The Vice President for the Zero-Emission Aircraft Project at Airbus, Glen Llewellyn, recently spoke during a CAPA Live event about what they are doing inside their ZEROe project.

  1. The aviation industry has set itself very aggressive targets in terms of CO2 emissions reduction.
  2. Airbus is looking into what is the best configuration for a zero-emission commercial aircraft.
  3. The classical configuration as tube-and-wing with a turbofan and a turboprop propulsion system powered by hydrogen versus a blended wing body is quite different in terms of overall aircraft design.

Three concept aircraft were revealed by Airbus in September 2020. These aircraft of the future are a part of the suite of concepts that Airbus is looking into in order to determine what is the best configuration that they may bring to market by 2035 as the first zero-emission commercial aircraft.

Llewellyn went on to share the following information during the CAPA – Centre for Aviation event. He explained classical configurations as tube-and-wing configurations with a turbofan and a turboprop propulsion system powered by hydrogen versus a blended wing body quite different in terms of overall aircraft design. He went on to say:

The blended wing body is really good at helping us understand what the maximum potential of hydrogen could be in the future because the blended wing body lends itself to carrying energy storage solutions like hydrogen which require more volume than kerosene. And so, it could be seen as the ultimate ambition in terms of performance of a hydrogen aircraft.

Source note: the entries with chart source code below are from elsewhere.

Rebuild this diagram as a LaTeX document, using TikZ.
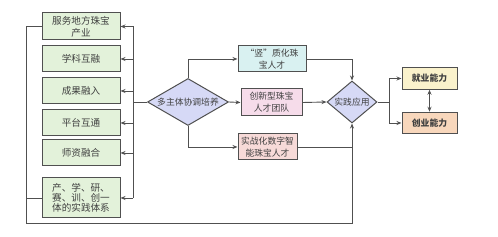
\documentclass[tikz,border=0pt]{standalone}
\usepackage{fontspec}
\setmainfont{Noto Sans CJK SC}
\usepackage{xcolor}
\usepackage{tikz}
\usetikzlibrary{arrows.meta, positioning, shapes.geometric}
\definecolor{lgreen}{HTML}{E3F2DA}
\definecolor{lviolet}{HTML}{D6D9F6}
\definecolor{lcyan}{HTML}{D9F1F1}
\definecolor{lpink}{HTML}{F6DCEA}
\definecolor{lrose}{HTML}{F7DAD8}
\definecolor{lyellow}{HTML}{FAF2CC}
\definecolor{lpeach}{HTML}{F8D7BC}
\definecolor{edgegray}{HTML}{505050}
\definecolor{txtgray}{HTML}{404040}
\tikzset{
  basebox/.style={rectangle,draw=edgegray,line width=1pt,inner sep=0pt,align=center,text=txtgray,font=\fontsize{8.8}{12}\selectfont},
  leftbox/.style={basebox,fill=lgreen,minimum width=78pt,minimum height=26pt,font=\fontsize{9.6}{12}\selectfont},
  talentbox/.style={basebox,minimum height=26pt},
  abilbox/.style={basebox,minimum width=55pt,minimum height=21.5pt,font=\fontsize{8.8}{12}\selectfont\bfseries},
  decnode/.style={diamond,draw=edgegray,line width=1pt,fill=lviolet,inner sep=0pt,text=txtgray,font=\fontsize{8.8}{12}\selectfont},
  flow/.style={-{Stealth[length=5pt,width=4pt]},line width=0.9pt,edgegray},
  plain/.style={line width=0.9pt,edgegray},
  twoway/.style={{Stealth[length=5pt,width=4pt]}-{Stealth[length=5pt,width=4pt]},line width=0.9pt,edgegray},
}
\begin{document}
\begin{tikzpicture}[x=1pt,y=-1pt]
  \useasboundingbox (0,0) rectangle (498,237);
  % left column
  \node[leftbox,minimum height=27pt] (nServe) at (81,26.5) {服务地方珠宝\\产业};
  \node[leftbox] (nDisc) at (81,59) {学科互融};
  \node[leftbox] (nResult) at (81,91) {成果融入};
  \node[leftbox] (nPlat) at (81,123) {平台互通};
  \node[leftbox] (nTeach) at (81,153) {师资融合};
  \node[leftbox,minimum height=40pt,font=\fontsize{9.6}{10}\selectfont] (nSys) at (81,198) {产、学、研、\\赛、训、创一\\体的实践体系};
  % middle
  \node[decnode,aspect=1.7,minimum width=81pt,minimum height=47pt] (nCoord) at (188,102) {多主体协调培养};
  \node[talentbox,fill=lcyan,minimum width=68pt] (nVert) at (272,59) {“竖”质化珠\\宝人才};
  \node[talentbox,fill=lpink,minimum width=61pt,minimum height=27pt] (nInnov) at (271.5,102.5) {创新型珠宝\\人才团队};
  \node[talentbox,fill=lrose,minimum width=59pt] (nDigit) at (267.5,147) {实战化数字智\\能珠宝人才};
  \node[decnode,aspect=1.2,minimum width=50pt,minimum height=42pt] (nPrac) at (352,102) {实践应用};
  % right
  \node[abilbox,fill=lyellow] (nEmploy) at (429.5,78.5) {就业能力};
  \node[abilbox,fill=lpeach] (nStart) at (429.5,123) {创业能力};
  \coordinate (bus) at (133,102);
  \coordinate (loopL) at (26,223);
  \coordinate (split) at (389,102);
  % connectors
  \draw[plain] (nCoord.west) -- (bus);
  \draw[plain] (nServe.east -| bus) -- (nSys.east -| bus);
  \foreach \n in {nServe,nDisc,nResult,nPlat,nTeach,nSys}
    \draw[flow] (\n.east -| bus) -- (\n.east);
  \draw[plain] (nSys.west) -- (nSys.west -| loopL);
  \draw[flow] (nServe.west) -| (loopL) -| (nPrac.south);
  \draw[flow] (nCoord.north) |- (nVert.west);
  \draw[flow] (nCoord.east) -- (nInnov.west);
  \draw[flow] (nCoord.south) |- (nDigit.west);
  \draw[flow] (nVert.east) -| (nPrac.north);
  \draw[flow] (nInnov.east) -- (nPrac.west);
  \draw[plain] (nDigit.east) -- (nDigit.east -| nPrac);
  \draw[plain] (nPrac.east) -- (split);
  \draw[flow] (split) |- (nEmploy.west);
  \draw[flow] (split) |- (nStart.west);
  \draw[twoway] (nEmploy.south) -- (nStart.north);
\end{tikzpicture}
\end{document}
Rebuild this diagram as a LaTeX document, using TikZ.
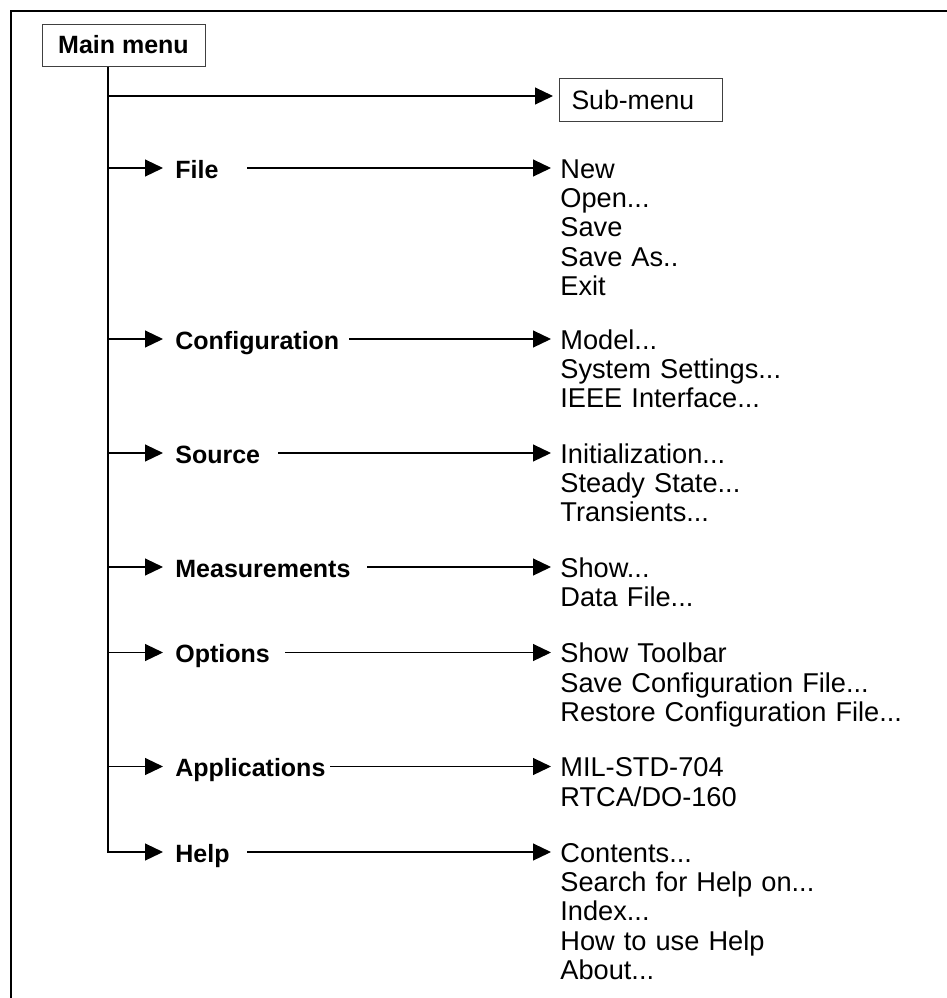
\documentclass[tikz,border=0pt]{standalone}
\usepackage{fontspec}
\setmainfont{Liberation Sans}
\usepackage{tikz}
\usetikzlibrary{arrows.meta,positioning}
\tikzstyle{frame} = [draw, line width=1.15pt]
\tikzstyle{menubox} = [draw=black!75, line width=0.5pt, font=\bfseries\fontsize{12.5}{14}\selectfont, minimum width=81.5pt, minimum height=21pt, inner sep=0pt]
\tikzstyle{subbox} = [draw=black!75, line width=0.5pt, font=\fontsize{13.3}{15}\selectfont, text width=69.5pt, align=left, inner xsep=6pt, inner ysep=0pt, minimum height=21.5pt]
\tikzstyle{category} = [anchor=west, font=\bfseries\fontsize{12.5}{14}\selectfont, inner xsep=6pt, inner ysep=0pt, text height=12.25pt, text depth=2pt]
\tikzstyle{item} = [anchor=west, font=\fontsize{13.6}{15}\selectfont, text width=180pt, align=left, inner xsep=4.5pt, inner ysep=0pt, text height=12.25pt, text depth=2pt]
\tikzstyle{tedge}  = [draw, line width=0.6pt, -{Triangle[length=9pt,width=8.5pt]}]
\begin{document}
\begin{tikzpicture}[x=0.5pt, y=-0.5pt]
\useasboundingbox (0,0) rectangle (947,998);

% frame
\draw[frame] (11,998) -- (11,11) -- (947,11);

% menus ==================================
\node[menubox] (mainmenu) at (123.5,45) {Main menu};
\node[subbox, anchor=west] (submenu) at (559,99.5) {Sub-menu};

% trunk points
\coordinate (t-sub) at (108,96);
\coordinate (t-file) at (108,168);
\coordinate (t-config) at (108,339);
\coordinate (t-source) at (108,453);
\coordinate (t-meas) at (108,567);
\coordinate (t-options) at (108,652.5);
\coordinate (t-apps) at (108,766.5);
\coordinate (t-help) at (108,852);

% categories
\node[category] (file) at (163,168) {File};
\node[category] (config) at (163,339) {Configuration};
\node[category] (source) at (163,453) {Source};
\node[category] (meas) at (163,567) {Measurements};
\node[category] (options) at (163,652.5) {Options};
\node[category] (apps) at (163,766.5) {Applications};
\node[category] (help) at (163,852) {Help};

% line starts
\coordinate (o-file) at (247,168);
\coordinate (o-config) at (349,339);
\coordinate (o-source) at (278,453);
\coordinate (o-meas) at (367,567);
\coordinate (o-options) at (285,652.5);
\coordinate (o-apps) at (330,766.5);
\coordinate (o-help) at (247,852);

% file
\node[item] (new) at (551,168) {New};
\node[item, below=0pt of new] (open) {Open...};
\node[item, below=0pt of open] (save) {Save};
\node[item, below=0pt of save] (saveas) {Save As..};
\node[item, below=0pt of saveas] (exit) {Exit};

% configuration
\node[item] (model) at (551,339) {Model...};
\node[item, below=0pt of model] (system) {System Settings...};
\node[item, below=0pt of system] (ieee) {IEEE Interface...};

% source
\node[item] (init) at (551,453) {Initialization...};
\node[item, below=0pt of init] (steady) {Steady State...};
\node[item, below=0pt of steady] (trans) {Transients...};

% measurements
\node[item] (show) at (551,567) {Show...};
\node[item, below=0pt of show] (datafile) {Data File...};

% options
\node[item] (toolbar) at (551,652.5) {Show Toolbar};
\node[item, below=0pt of toolbar] (saveconf) {Save Configuration File...};
\node[item, below=0pt of saveconf] (restconf) {Restore Configuration File...};

% applications
\node[item] (mil) at (551,766.5) {MIL-STD-704};
\node[item, below=0pt of mil] (rtca) {RTCA/DO-160};

% help
\node[item] (contents) at (551,852) {Contents...};
\node[item, below=0pt of contents] (search) {Search for Help on...};
\node[item, below=0pt of search] (index) {Index...};
\node[item, below=0pt of index] (howto) {How to use Help};
\node[item, below=0pt of howto] (about) {About...};

%edges trunk
\path[tedge] (mainmenu.south -| t-help) -- (t-help) -- (help);
\path[tedge, shorten >=3pt] (t-sub) -- (t-sub -| submenu.west);
\path[tedge] (t-file) -- (file);
\path[tedge] (t-config) -- (config);
\path[tedge] (t-source) -- (source);
\path[tedge] (t-meas) -- (meas);
\path[tedge] (t-options) -- (options);
\path[tedge] (t-apps) -- (apps);

%edges sub-menus
\path[tedge] (o-file) -- (new);
\path[tedge] (o-config) -- (model);
\path[tedge] (o-source) -- (init);
\path[tedge] (o-meas) -- (show);
\path[tedge] (o-options) -- (toolbar);
\path[tedge] (o-apps) -- (mil);
\path[tedge] (o-help) -- (contents);

\end{tikzpicture}
\end{document}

What we’re likely to bring to service by 2035, nonetheless, is more likely to be what you see … in terms of tube-and-wing configuration. And we’ll talk a little bit about the architecture and some of the technologies in those aircraft later on.

First of all, what I’d like to share with you is a little bit of the rationale for why Airbus is focused on this, why Airbus is pushing these solutions, and why we have the ambition to bring the first zeroemission aircraft to market by 2035.

In terms of context and helping explain the Airbus strategy, I guess many of you will be aware that the aviation industry has set itself very aggressive targets in terms of CO2 emissions reduction. One of the most famous of those targets is talking about reducing to 50% of the 2005 levels the CO2 emissions by 2050. And we know that biofuels are, for sure, part of the solution.

What we also know is that we need to bring onboard synthetic fuels based on renewables to further scale up and accelerate the transition which we have initiated. And synthetic fuels basically fall into two categories.